Surface plasmons induce topological transition in graphene/α-MoO3 heterostructures

Hyperbolic phonon polaritons - mixed states of photons and anisotropic lattice vibrations - offer appealing properties for nanophotonic applications. Here, the authors show that the plasmon-phonon hybridization upon electronic doping in graphene/alpha-MoO3 heterostructures can induce topological transitions of the polariton wavefront. Polaritons in hyperbolic van der Waals materials-where principal axes have permittivities of opposite signs-are light-matter modes with unique properties and promising applications. Isofrequency contours of hyperbolic polaritons may undergo topological transitions from open hyperbolas to closed ellipse-like curves, prompting an abrupt change in physical properties. Electronically-tunable topological transitions are especially desirable for future integrated technologies but have yet to be demonstrated. In this work, we present a doping-induced topological transition effected by plasmon-phonon hybridization in graphene/alpha-MoO3 heterostructures.
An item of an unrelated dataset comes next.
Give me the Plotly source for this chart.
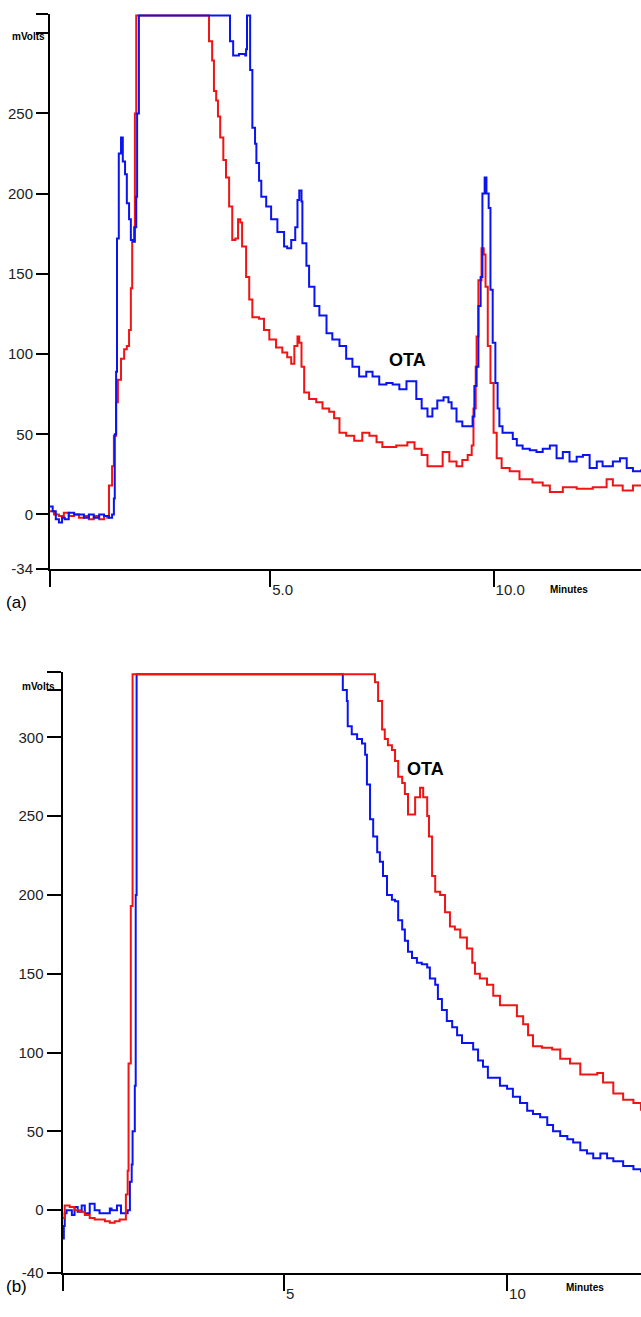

Scanning near-field optical microscopy was used to image hybrid polaritons in graphene/alpha-MoO3. We demonstrate the topological transition and characterize hybrid modes, which can be tuned from surface waves to bulk waveguide modes, traversing an exceptional point arising from the anisotropic plasmon-phonon coupling. Graphene/alpha-MoO3 heterostructures offer the possibility to explore dynamical topological transitions and directional coupling that could inspire new nanophotonic and quantum devices.